I change the address to use the port 80 and it works.
gpg --keyserver hkp://keyserver.ubuntu.com:80 --recv-keys "$GPG_KEY" \ || gpg --keyserver hkp://ha.pool.sks-keyservers.net:80 --recv-keys "$GPG_KEY" \ || gpg --keyserver hkp://pgp.mit.edu:80 --recv-keys "$GPG_KEY" \ || gpg --keyserver hkp://keyserver.pgp.com:80 --recv-keys "$GPG_KEY" \
I hope the image works now! :)
The image is working now. But as @awjuliani spoke, "currently the implementation of PPO we use does not take great advantage of a GPU".

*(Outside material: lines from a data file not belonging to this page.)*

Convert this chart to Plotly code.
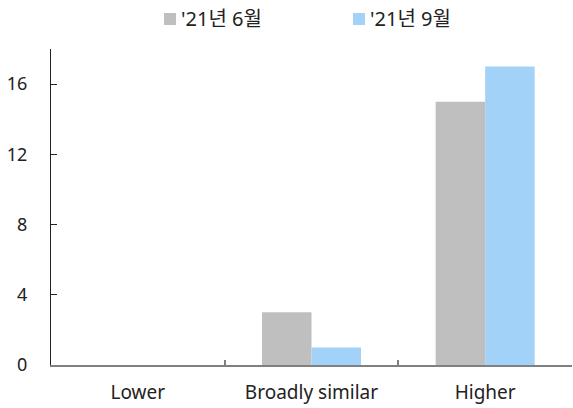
import plotly.graph_objects as go

# Survey response categories and counts per survey round
categories = ["Lower", "Broadly similar", "Higher"]
series_names = ["'21년 6월", "'21년 9월"]
june_values = [0, 3, 15]
sept_values = [0, 1, 17]
series_colors = ["#BFBFBF", "#A3D2F8"]
y_ticks = [0, 4, 8, 12, 16]

FONT = "Noto Sans, Noto Sans CJK KR, sans-serif"

# plot area in pixels (used to place the legend keys above it)
L, R, T, B = 51, 1, 49, 43
W, H = 573, 408
PW, PH = W - L - R, H - T - B


def px_x(x):
    return (x - L) / PW


def px_y(y):
    return (H - B - y) / PH


fig = go.Figure()
for name, values, color in zip(series_names, [june_values, sept_values], series_colors):
    fig.add_trace(go.Bar(x=categories, y=values, name=name, marker_color=color,
                         marker_line_width=0, showlegend=False))

# legend row: colour key square followed by the series name
legend_left = [164, 353]
for name, color, x0 in zip(series_names, series_colors, legend_left):
    fig.add_shape(type="rect", xref="paper", yref="paper",
                  x0=px_x(x0), x1=px_x(x0 + 12), y0=px_y(25), y1=px_y(13),
                  fillcolor=color, line_width=0)
    fig.add_annotation(text=name, xref="paper", yref="paper",
                       x=px_x(x0 + 15), y=px_y(19), xanchor="left", yanchor="middle",
                       showarrow=False, font=dict(size=20, family=FONT, color="#222222"))

fig.update_layout(
    width=W, height=H,
    margin=dict(l=L, r=R, t=T, b=B),
    paper_bgcolor="white", plot_bgcolor="white",
    barmode="group", bargap=0.43, bargroupgap=0,
    font=dict(family=FONT, size=18, color="#222222"),
    showlegend=False,
)
fig.update_yaxes(range=[0, 18], tickvals=y_ticks, showgrid=False, zeroline=False,
                 showline=True, linecolor="#222222", linewidth=1,
                 ticks="inside", ticklen=6, tickcolor="#222222", tickwidth=1,
                 ticklabelstandoff=19)
fig.update_xaxes(showgrid=False, zeroline=False, showline=True,
                 linecolor="#808080", linewidth=2,
                 ticks="inside", tickson="boundaries", ticklen=5,
                 tickcolor="#808080", tickwidth=2, ticklabelstandoff=9,
                 tickfont=dict(size=19))

fig.write_html("out.html")
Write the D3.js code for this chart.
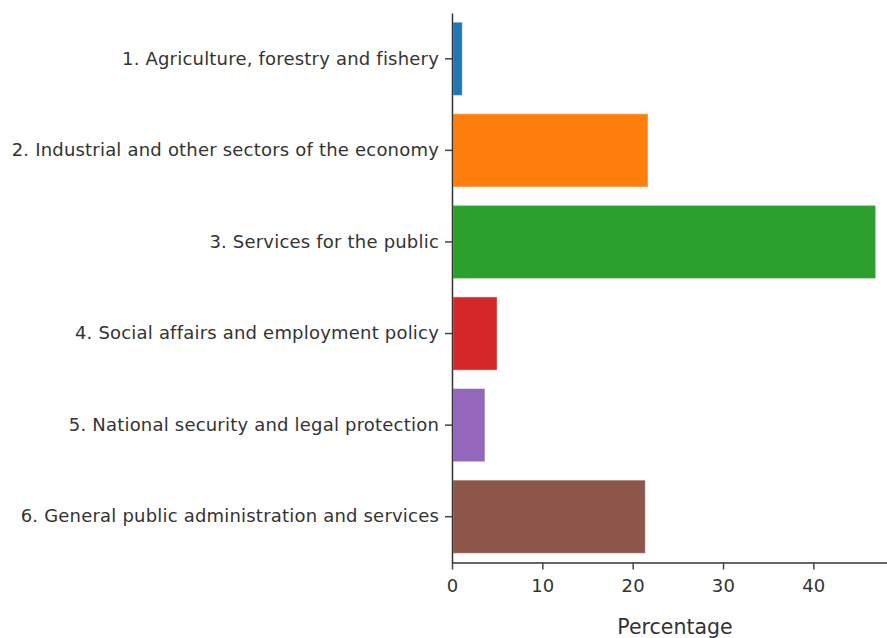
<!DOCTYPE html>
<html>
<head>
<meta charset="utf-8">
<script src="https://cdn.jsdelivr.net/npm/d3@7"></script>
<style>
  body { margin: 0; background: #fff; }
  svg { display: block; font-family: "DejaVu Sans", Verdana, sans-serif; }
</style>
</head>
<body>
<svg id="chart" width="887" height="638"></svg>
<script>
// sectors and their share (%)
const categories = [
    '1. Agriculture, forestry and fishery',
    '2. Industrial and other sectors of the economy',
    '3. Services for the public',
    '4. Social affairs and employment policy',
    '5. National security and legal protection',
    '6. General public administration and services'
];
const values = [1.14, 21.7, 46.9, 5.0, 3.65, 21.4];
const colors = ['#1f77b4', '#ff7f0e', '#2ca02c', '#d62728', '#9467bd', '#8c564b'];
const xTicks = [0, 10, 20, 30, 40];
const xLabel = 'Percentage';

const svg = d3.select('#chart');
const margin = { top: 13, right: 0, bottom: 75.5, left: 452 };
const width = 887 - margin.left - margin.right;
const height = 638 - margin.top - margin.bottom;

const g = svg.append('g').attr('transform', `translate(${margin.left},${margin.top})`);

const x = d3.scaleLinear().domain([0, 48.15]).range([0, width]);
const y = d3.scaleBand().domain(categories).range([0, height])
    .paddingInner(0.2).paddingOuter(0.1);

// bars
g.selectAll('.bar')
    .data(categories)
    .enter().append('rect')
    .attr('class', 'bar')
    .attr('x', x(0) + 1)
    .attr('y', d => y(d))
    .attr('width', (d, i) => x(values[i]) - x(0) - 1)
    .attr('height', y.bandwidth())
    .attr('fill', (d, i) => colors[i])
    .attr('stroke', '#fff')
    .attr('stroke-opacity', 0.5)
    .attr('stroke-width', 1);

// axes
const xAxis = g.append('g')
    .attr('transform', `translate(0,${height})`)
    .call(d3.axisBottom(x).tickValues(xTicks).tickSize(7).tickPadding(10).tickSizeOuter(0));

const yAxis = g.append('g')
    .call(d3.axisLeft(y).tickSize(7).tickPadding(6).tickSizeOuter(0));

[xAxis, yAxis].forEach(ax => {
    ax.select('.domain').attr('stroke', '#333').attr('stroke-width', 1.5);
    ax.selectAll('.tick line').attr('stroke', '#444').attr('stroke-width', 1.5);
    ax.selectAll('.tick text')
        .attr('fill', '#333')
        .style('font-size', '18px')
        .style('letter-spacing', '0.2px')
        .style('font-family', '"DejaVu Sans", Verdana, sans-serif');
});

// x axis title
svg.append('text')
    .attr('x', 675)
    .attr('y', 633.5)
    .attr('text-anchor', 'middle')
    .attr('fill', '#333')
    .style('font-size', '20.5px')
    .text(xLabel);
</script>
</body>
</html>
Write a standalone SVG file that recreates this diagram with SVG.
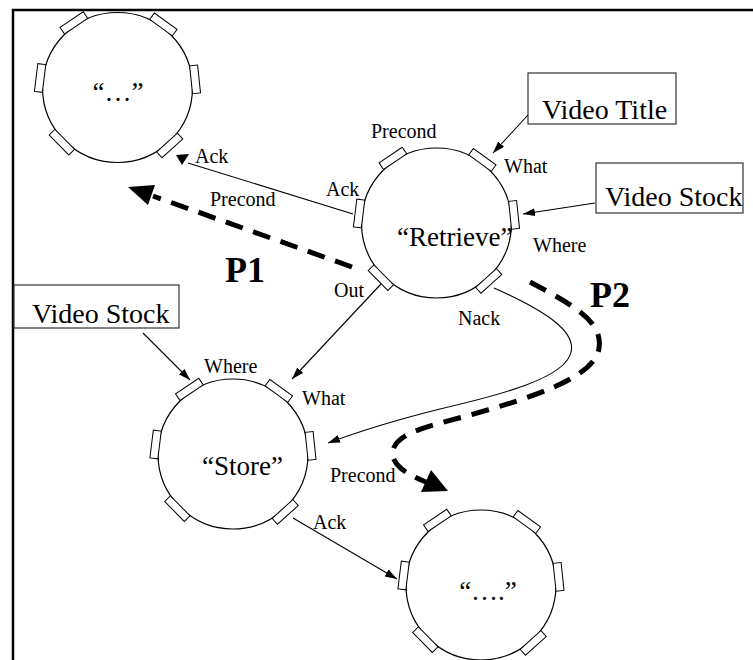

Hi. Try to use the tags gpu or cpu icaro56/ml-agents_images:cpu icaro56/ml-agents_images:gpu
I am using these in my research.
@icaro56 Thanks but it does not work. It gave me:
Docker image path: index.docker.io/icaro56/ml-agents_images:latest ERROR MANIFEST_UNKNOWN: manifest unknown
Thanks for your quick reply @icaro56 . I figured it out and I deleted my message in a hurry. I'm sorry for this naive question. BTW, I'm currently working on building a docker image that includes tensorflow-gpu + nvidia-driver and X-Server in order to do the training with visual observation on a server machine. Have you ever done it before? I'm encountering some issues to build the X-Server, i.e. I'm following what it is mentioned in https://github.com/Unity-Technologies/ml-agents/blob/master/docs/Training-on-Amazon-Web-Service.md. Here is the DockerFile I have so far. I still can't figure it out. Can anyone please help?
Have you ever done it before?
No, I have not.
I use only vector observations. And the version of docker with gpu, practically has the same speed of the version docker with cpu. :(
The @mneilly maybe can help you.
Ok @icaro56 Thanks.
@maystroh , I made new training with ml-agents with tensorflow-gpu and cpu, and what I'm seeing, the tensorflow-cpu are training faster than the GPU.
The machine I use has 8 gpu cards in parallel.
This thread has been automatically locked since there has not been any recent activity after it was closed. Please open a new issue for related bugs.
Hi,
Training ML Agents Agents on a Linux machine with docker speeds training time? If the machine has CUDA capability, are the tensorflow calculations done in GPU?